Neste sentido, segundo os ensinamentos do civilista Flávio
Tartuce
, o novel termo 'princípio
da autonomia privada' leva o direito privado, irretratavelmente, a um estado de
observância da função social da vontade privada.
Nossa Constituição de 1988, fortemente influenciada pelos
ideais neoconstitucionalistas de Ronald Dworkin, Robert Alexy e Gustav
Zagrebelsky, trouxe em seu art. 5.º, XXII, o direito de propriedade, trazendo
já no próximo inciso sua limitação: “a propriedade atenderá a sua função
social”.
Em matéria ambiental, a Lei nº 11.428/06, ao regular o
Bioma Mata Atlântica, foi a responsável por positivar tal princípio. Sua
interpretação se dá no sentido de que a propriedade não poderá oferecer perigo
ou causar danos ao meio ambiente, de forma que sua função social deverá ser
observada também na perspectiva ambiental.
Assim entende o Superior Tribunal de Justiça:
ADMINISTRATIVO E
PROCESSUAL CIVIL. ART. 535 DO CPC. OMISSÕES. AUSÊNCIA. MEIO AMBIENTE. ÁREA DE
PRESERVAÇÃO PERMANENTE. PRESCRIÇÃO. ARESTO RECORRIDO. FUNDAMENTOS
CONSTITUCIONAIS. RECURSO EXTRAORDINÁRIO. INEXISTÊNCIA. SÚMULA 126/STJ.
1. Todas as
questões suscitadas pela parte foram apreciadas pelo acórdão recorrido que
concluiu pela inexistência de autorização ambiental para a construção do
restaurante em área de preservação permanente, bem como que seriam inócuas as
alegações de que à época da construção do restaurante, há mais de 25 anos, já
inexistia vegetação natural, o que não caracteriza a suposta contrariedade ao
artigo 535 do CPC.
2. O aresto
impugnado perfilha o mesmo entendimento desta Corte, o qual considera que as
infrações ao meio ambiente são de caráter continuado e que as ações de
pretensão de cessação de danos ambientais é imprescritível. Precedentes.
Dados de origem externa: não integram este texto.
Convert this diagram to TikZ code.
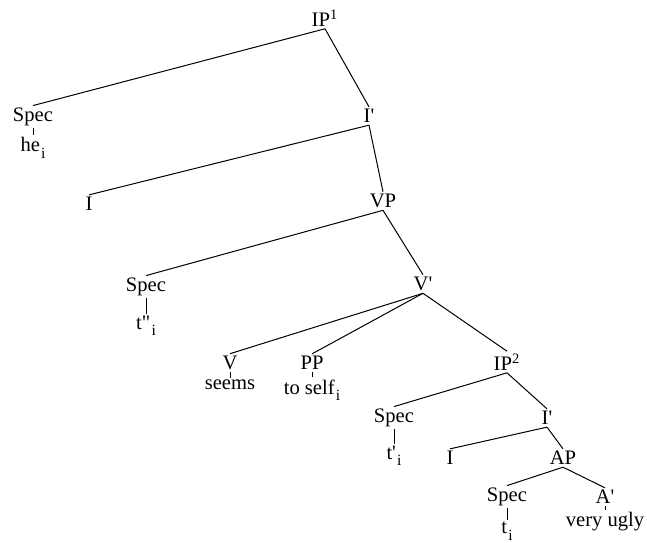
\documentclass[tikz,border=0pt]{standalone}
\usepackage{fontspec}
\setmainfont{Liberation Serif}
\usetikzlibrary{positioning}
\newcommand{\prm}{\textquotesingle}
\newcommand{\dprm}{\textquotedbl}
\newcommand{\idx}[1]{\hspace{0.6pt}\raisebox{-3.2pt}{\fontsize{7.8}{8}\selectfont #1}}
\tikzset{
  cat/.style={inner sep=1pt,font=\fontsize{10.3}{12}\selectfont},
  branch/.style={line width=0.5pt,draw=black}
}
\begin{document}
\begin{tikzpicture}[x=0.5pt,y=-0.5pt]
  \useasboundingbox (0,0) rectangle (647,542);
  \node[cat] (ipone) at (325,18) {IP\textsuperscript{1}};
  \node[cat] (specA) at (33,117) {Spec};
  \node[cat] (heI) at (33,148) {he\idx{i}};
  \node[cat] (ibarA) at (369,116) {I\prm};
  \node[cat] (iA) at (89,204) {I};
  \node[cat] (vp) at (383,201) {VP};
  \node[cat] (specB) at (146,287) {Spec};
  \node[cat] (tpp) at (146,326) {t\dprm\idx{i}};
  \node[cat] (vbar) at (423,284) {V\prm};
  \node[cat] (v) at (230,363) {V};
  \node[cat] (seems) at (230,385) {seems};
  \node[cat] (pp) at (312,363) {PP};
  \node[cat] (toself) at (312,390) {to self\idx{i}};
  \node[cat] (iptwo) at (507,362) {IP\textsuperscript{2}};
  \node[cat] (specC) at (394,418) {Spec};
  \node[cat] (tp) at (394,456) {t\prm\idx{i}};
  \node[cat] (ibarB) at (547,418) {I\prm};
  \node[cat] (iB) at (450,458) {I};
  \node[cat] (ap) at (563,458) {AP};
  \node[cat] (specD) at (507,497) {Spec};
  \node[cat] (ti) at (507,531) {t\idx{i}};
  \node[cat] (abar) at (605,497) {A\prm};
  \node[cat] (veryugly) at (605,522) {very ugly};

  \draw[branch] (ipone.south) -- (specA.north);
  \draw[branch] (ipone.south) -- (ibarA.north);
  \draw[branch] (specA.south) -- (heI.north);
  \draw[branch] (ibarA.south) -- (iA.north);
  \draw[branch] (ibarA.south) -- (vp.north);
  \draw[branch] (vp.south) -- (specB.north);
  \draw[branch] (vp.south) -- (vbar.north);
  \draw[branch] (specB.south) -- (tpp.north);
  \draw[branch] (vbar.south) -- (v.north);
  \draw[branch] (vbar.south) -- (pp.north);
  \draw[branch] (vbar.south) -- (iptwo.north);
  \draw[branch] (v.south) -- (seems.north);
  \draw[branch] (pp.south) -- (toself.north);
  \draw[branch] (iptwo.south) -- (specC.north);
  \draw[branch] (iptwo.south) -- (ibarB.north);
  \draw[branch] (specC.south) -- (tp.north);
  \draw[branch] (ibarB.south) -- (iB.north);
  \draw[branch] (ibarB.south) -- (ap.north);
  \draw[branch] (ap.south) -- (specD.north);
  \draw[branch] (ap.south) -- (abar.north);
  \draw[branch] (specD.south) -- (ti.north);
  \draw[branch] (abar.south) -- (veryugly.north);
\end{tikzpicture}
\end{document}
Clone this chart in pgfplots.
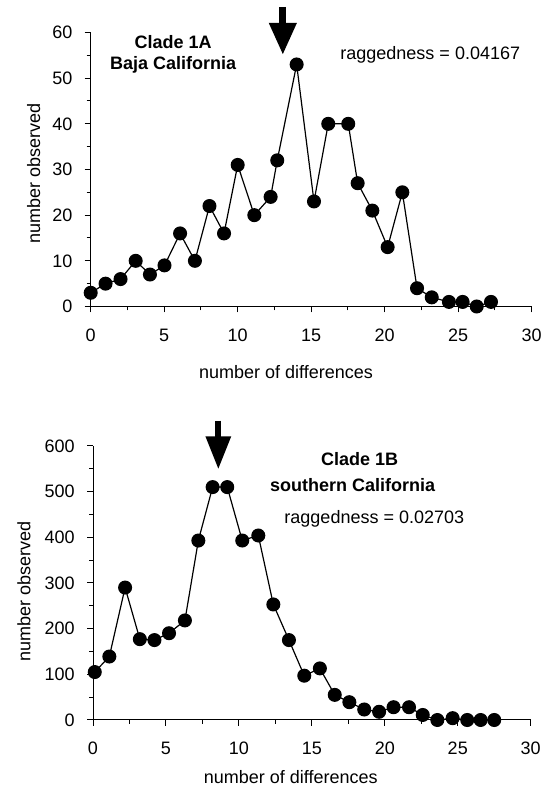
\documentclass[border=0pt]{standalone}
\usepackage{fontspec}
\setmainfont{Liberation Sans}
\usepackage{pgfplots}
\pgfplotsset{compat=1.18}
\usetikzlibrary{arrows.meta}

% shared look of the two mismatch-distribution panels
\pgfplotsset{
  mdist/.style={
    scale only axis, clip=false, enlargelimits=false,
    axis lines*=left, axis line style={-,line width=0.5pt},
    tick align=outside, major tick length=3pt, minor tick length=2pt,
    every tick/.style={black,line width=0.5pt},
    xmin=0, xmax=30, xtick={0,5,...,30}, minor x tick num=1,
    minor y tick num=1,
    /pgf/number format/assume math mode=true,
    xticklabel style={yshift=-5pt},
    yticklabel style={xshift=-3pt},
    xlabel={number of differences}, ylabel={number observed},
  },
  pts/.style={black, line width=0.6pt, mark=*, mark size=3.2pt, mark options={solid,fill=black}},
}

\begin{document}
\fontsize{9}{11}\selectfont
\begin{tikzpicture}

% Clade 1A
\begin{axis}[mdist,
  at={(45.35pt,239.25pt)}, anchor=south west,
  width=220.5pt, height=137pt,
  ymin=0, ymax=60, ytick={0,10,...,60},
  xlabel style={at={(axis description cs:0.443,-0.238)}, anchor=center},
  ylabel style={at={(axis description cs:-0.129,0.485)}, anchor=center},
]
\addplot[pts] coordinates {
(0,3)(1.01,5)(2.03,6)(3.06,10)(4.03,7)(5.02,9)(6.08,16)(7.09,10)(8.08,22)(9.07,16)
(10.0,31)(11.13,20)(12.24,24)(12.69,32)(14.01,53)(15.19,23)(16.16,40)(17.52,40)
(18.16,27)(19.16,21)(20.2,13)(21.2,25)(22.2,4)(23.2,2)(24.37,1)(25.3,1)(26.26,0)(27.23,1)
};
\draw[line width=3.5pt,-{Triangle[width=13pt,length=16pt]}] (axis cs:13.07,65.6) -- (axis cs:13.07,55.1);
\node[font=\bfseries] at (axis cs:5.61,57.8) {Clade 1A};
\node[font=\bfseries] at (axis cs:5.61,52.9) {Baja California};
\node at (axis cs:23.1,55.1) {raggedness = 0.04167};
\end{axis}

% Clade 1B
\begin{axis}[mdist,
  at={(46.5pt,32.5pt)}, anchor=south west,
  width=218.85pt, height=137pt,
  ymin=0, ymax=600, ytick={0,100,...,600},
  xlabel style={at={(axis description cs:0.452,-0.21)}, anchor=center},
  ylabel style={at={(axis description cs:-0.158,0.469)}, anchor=center},
]
\addplot[pts] coordinates {
(0.12,105)(1.12,139)(2.2,290)(3.21,177)(4.21,175)(5.21,190)(6.3,218)(7.22,393)
(8.2,510)(9.2,510)(10.23,393)(11.33,404)(12.36,253)(13.43,175)(14.48,97)(15.55,113)
(16.57,55)(17.57,39)(18.59,23)(19.61,18)(20.6,28)(21.66,28)(22.6,11)(23.6,0)
(24.65,4)(25.65,0)(26.57,0)(27.5,0)
};
\draw[line width=3pt,-{Triangle[width=12pt,length=16.5pt]}] (axis cs:8.59,655.6) -- (axis cs:8.59,549);
\node[font=\bfseries] at (axis cs:18.27,570.4) {Clade 1B};
\node[font=\bfseries] at (axis cs:17.79,514.8) {southern California};
\node at (axis cs:19.28,440.7) {raggedness = 0.02703};
\end{axis}

\pgfresetboundingbox
\path[use as bounding box] (0,0) rectangle (271.5pt,392.5pt);
\end{tikzpicture}
\end{document}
3. O Tribunal a quo entendeu razoável a
demolição do imóvel situado na Praia de Taquaras com base em dispositivos da
Constituição da República - arts. 216, 225 e 170, incisos III e VI, bem assim
após minuciosa ponderação dos princípios e postulados constitucionais
abrangidos na lide - direito à moradia e ao meio ambiente, função social da
propriedade e precaução. No entanto, não se constata a interposição do
competente recurso extraordinário, impondo a incidência da Súmula 126/STJ.
4. Recurso
especial conhecido em parte e não provido. (REsp 1223092/SC, Rel. Ministro
CASTRO MEIRA, SEGUNDA TURMA, julgado em 06/12/2012, DJe 04/02/2013).
3. PRINCÍPIO DA PREVENÇÃO
O princípio da prevenção, em matéria ambiental, está
expressamente previsto nas Lei nº 11.428/06 e 12.187/09.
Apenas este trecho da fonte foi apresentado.